The above equation says: $\left( \begin{array}{c} e_1 \\ \ldots \\ e_n\end{array} \right )$ in $V^n$ eigenvector for the eigenvalue $A$. It follows that $$P_A(A) \cdot \left( \begin{array}{c} e_1 \\ \ldots \\ e_n\end{array} \right )= \left( \begin{array}{c} 0 \\ \ldots \\ 0\end{array} \right )$$

and therefore $P_A(A)=0$.

$\bf{Added}$: Making sense of $\det(AI - A)$:

Consider the example of @Jim: $$A= \left[\begin{array}{cc}1&2\\3&4\end{array} \right]$$

$$\begin{bmatrix} \begin{bmatrix} 1 & 2 \\ 3 & 4 \end{bmatrix} - 1 & -2 \\ -3 & \begin{bmatrix} 1 & 2 \\ 3 & 4 \end{bmatrix} - 4 \end{bmatrix}\ \ \ ?$$

We need to look at scalars as scalar matrices.

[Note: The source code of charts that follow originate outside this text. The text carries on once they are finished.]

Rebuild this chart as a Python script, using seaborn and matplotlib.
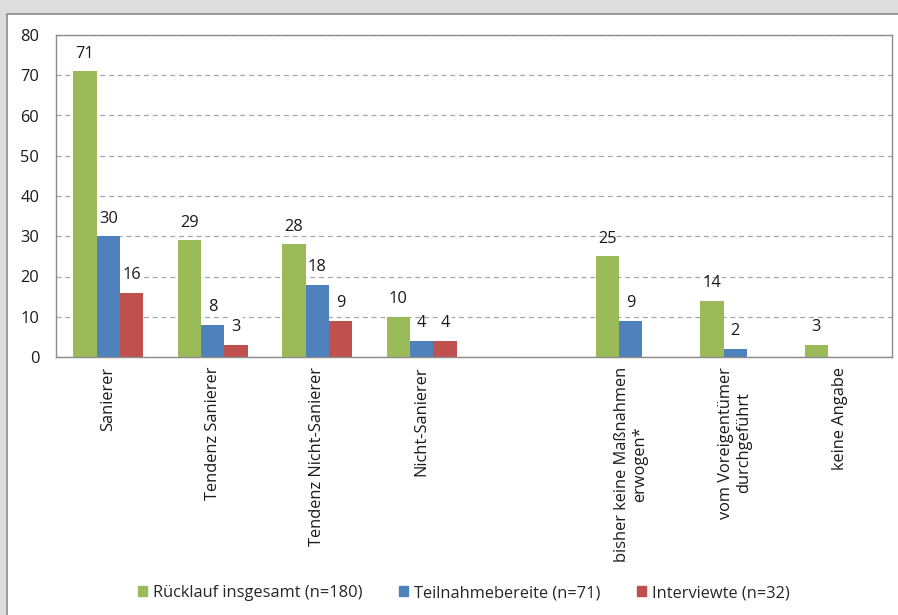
import numpy as np
import pandas as pd
import matplotlib
matplotlib.use("Agg")
import matplotlib.pyplot as plt
import seaborn as sns
from matplotlib.patches import Rectangle

sns.set_style("white")
plt.rcParams["font.family"] = ["Open Sans", "DejaVu Sans"]

# data
categories = ["Sanierer", "Tendenz Sanierer", "Tendenz Nicht-Sanierer", "Nicht-Sanierer",
              " ", "bisher keine Maßnahmen\nerwogen*", "vom Voreigentümer\ndurchgeführt",
              "keine Angabe"]
series = ["Rücklauf insgesamt (n=180)", "Teilnahmebereite (n=71)", "Interviewte (n=32)"]
ruecklauf = [71, 29, 28, 10, np.nan, 25, 14, 3]
teilnahme = [30, 8, 18, 4, np.nan, 9, 2, np.nan]
interviewte = [16, 3, 9, 4, np.nan, np.nan, np.nan, np.nan]
colors = ["#9BBB59", "#4F81BD", "#C0504D"]

rows = []
for s, vals in zip(series, [ruecklauf, teilnahme, interviewte]):
    for c, v in zip(categories, vals):
        rows.append({"Kategorie": c, "Gruppe": s, "Anzahl": v})
df = pd.DataFrame(rows)

fs = 11.8

fig = plt.figure(figsize=(8.98, 6.15), dpi=100)
fig.patch.set_facecolor("#dddddd")
# white chart panel like the office screenshot
fig.patches.append(Rectangle((7 / 898, -0.05), 1.0, 1 - 14 / 615 + 0.05,
                             transform=fig.transFigure, facecolor="white",
                             edgecolor="#8c8c8c", linewidth=1.2, zorder=-10))

ax = fig.add_axes([56 / 898, 1 - 357 / 615, (892 - 56) / 898, (357 - 35) / 615])
ax.set_zorder(5)
sns.barplot(data=df, x="Kategorie", y="Anzahl", hue="Gruppe", order=categories,
            hue_order=series, palette=colors, width=0.67, linewidth=0,
            saturation=1, errorbar=None, ax=ax)

ax.set_ylim(0, 80)
ax.set_yticks(range(0, 81, 10))
ax.set_xlim(-0.5, len(categories) - 0.5)
ax.set_xlabel("")
ax.set_ylabel("")
ax.yaxis.grid(True, linestyle=(0, (4, 3)), color="#a6a6a6", linewidth=0.9)
ax.set_axisbelow(True)
for sp in ax.spines.values():
    sp.set_color("#8c8c8c")
    sp.set_linewidth(1)
ax.tick_params(axis="y", length=0, pad=12, labelsize=fs, colors="#1a1a1a")
ax.tick_params(axis="x", length=0, pad=7, labelsize=fs, colors="#1a1a1a")
plt.setp(ax.get_xticklabels(), rotation=90, ha="center", va="top", multialignment="center")

# value labels
for i, cont in enumerate(ax.containers):
    for bar in cont:
        h = bar.get_height()
        if np.isnan(h) or h == 0:
            continue
        bbox = dict(facecolor="white", edgecolor="none", pad=1.5) if i == 2 else None
        ax.annotate(f"{int(h)}", (bar.get_x() + bar.get_width() / 2, h),
                    xytext=(0, 7), textcoords="offset points", ha="center", va="bottom",
                    fontsize=fs, color="#1a1a1a", bbox=bbox)

ax.get_legend().remove()
handles = [Rectangle((0, 0), 1, 1, color=c) for c in colors]
fig.legend(handles, series, loc="center", bbox_to_anchor=(464 / 898, 1 - 593 / 615),
           ncol=3, frameon=False, fontsize=fs, handlelength=0.55, handleheight=0.55,
           handletextpad=0.4, columnspacing=2.2)

fig.savefig("out.png", dpi=100, facecolor=fig.get_facecolor())
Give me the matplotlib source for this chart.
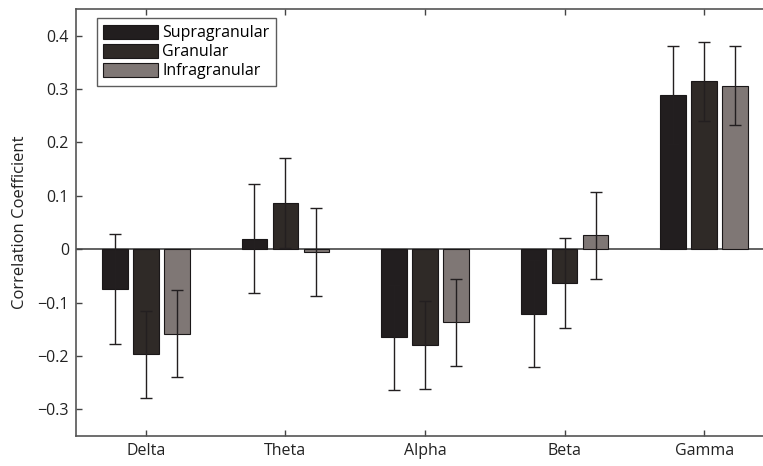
import numpy as np
import matplotlib.pyplot as plt

plt.rcParams['font.family'] = ['Open Sans', 'DejaVu Sans']

bands = ['Delta', 'Theta', 'Alpha', 'Beta', 'Gamma']
layers = ['Supragranular', 'Granular', 'Infragranular']

supra = [-0.074, 0.020, -0.165, -0.121, 0.289]
supra_err = [0.103, 0.103, 0.098, 0.100, 0.092]
gran = [-0.197, 0.086, -0.180, -0.063, 0.315]
gran_err = [0.081, 0.084, 0.082, 0.084, 0.074]
infra = [-0.158, -0.005, -0.137, 0.026, 0.306]
infra_err = [0.081, 0.083, 0.082, 0.082, 0.074]

yticks = [-0.3, -0.2, -0.1, 0, 0.1, 0.2, 0.3, 0.4]
ytick_labels = ['\u22120.3', '\u22120.2', '\u22120.1', '0', '0.1', '0.2', '0.3', '0.4']

colors = ['#221e1f', '#2f2a27', '#7f7775']
dark = '#231f20'

fig = plt.figure(figsize=(7.63, 4.66), dpi=100)
ax = fig.add_axes([0.0996, 0.0644, 0.9148, 0.9163])

x = np.arange(1, len(bands) + 1)
offsets = [-0.222, 0.0, 0.222]
w = 0.183
series = [(supra, supra_err), (gran, gran_err), (infra, infra_err)]

for (vals, errs), off, col, lab in zip(series, offsets, colors, layers):
    ax.bar(x + off, vals, width=w, color=col, edgecolor='#1a1718',
           linewidth=0.8, label=lab, zorder=2)
    ax.errorbar(x + off, vals, yerr=errs, fmt='none', ecolor=dark,
                elinewidth=1.0, capsize=4.5, capthick=1.0, zorder=3)

ax.axhline(0, color='#555555', lw=1.3, zorder=1)

ax.set_xlim(0.5, 5.5)
ax.set_ylim(-0.35, 0.45)
ax.set_xticks(x)
ax.set_xticklabels(bands, fontsize=11.5, color='#222222')
ax.set_yticks(yticks)
ax.set_yticklabels(ytick_labels, fontsize=11.5, color='#222222')
ax.tick_params(direction='in', length=4, width=1, color='#444444',
               top=True, right=True, pad=5)
for s in ax.spines.values():
    s.set_color('#555555')
    s.set_linewidth(1.2)

ax.set_ylabel('Correlation Coefficient', fontsize=12, color='#222222', labelpad=7)

leg = ax.legend(loc='upper left', bbox_to_anchor=(0.03, 0.978), fontsize=11.5,
                frameon=True, fancybox=False, edgecolor='#333333',
                handlelength=3.4, handleheight=1.0, handletextpad=0.3,
                labelspacing=0.15, borderpad=0.4, borderaxespad=0)
leg.get_frame().set_linewidth(1.0)

fig.savefig('out.png', dpi=100)
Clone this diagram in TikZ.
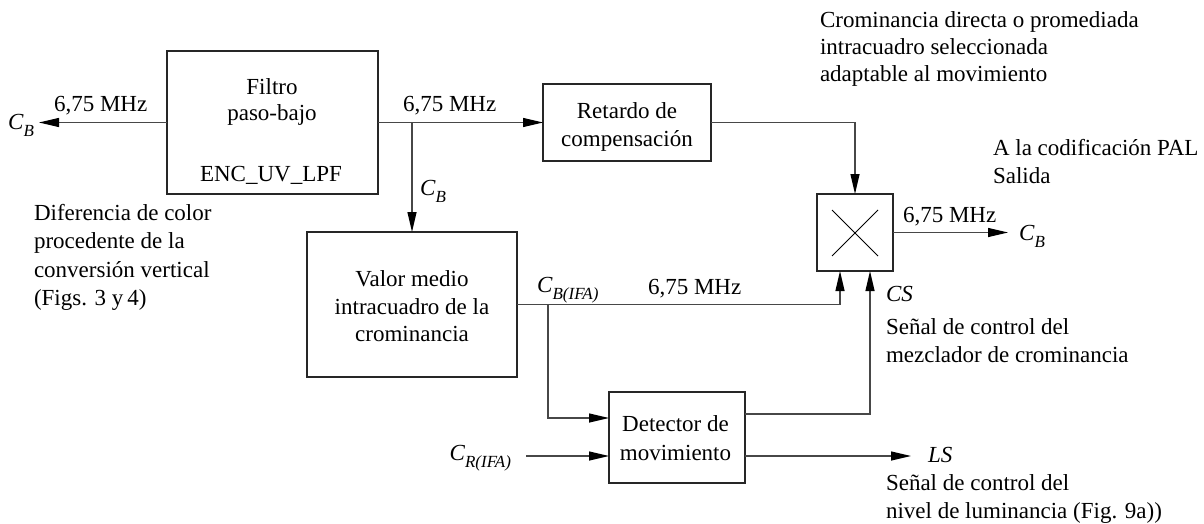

So we get

$$\begin{bmatrix} \begin{bmatrix} 1 & 2 \\ 3 & 4 \end{bmatrix} - \begin{bmatrix} 1 & 0 \\ 0 & 1\end{bmatrix} & \begin{bmatrix} -2 & 0 \\ 0 & -2\end{bmatrix} \\ \begin{bmatrix} -3 & 0 \\ 0 &-3 \end{bmatrix} & \begin{bmatrix} 1 & 2 \\ 3 & 4 \end{bmatrix} - \begin{bmatrix} 4 & 0 \\ 0 & 4 \end{bmatrix} \end{bmatrix}$$

This $2\times 2$ matrix, with entries in the commutative algebra $F[A]$, has determinant $P_A(A)$, a matrix of the same size as $A$. And it will always the zero matrix.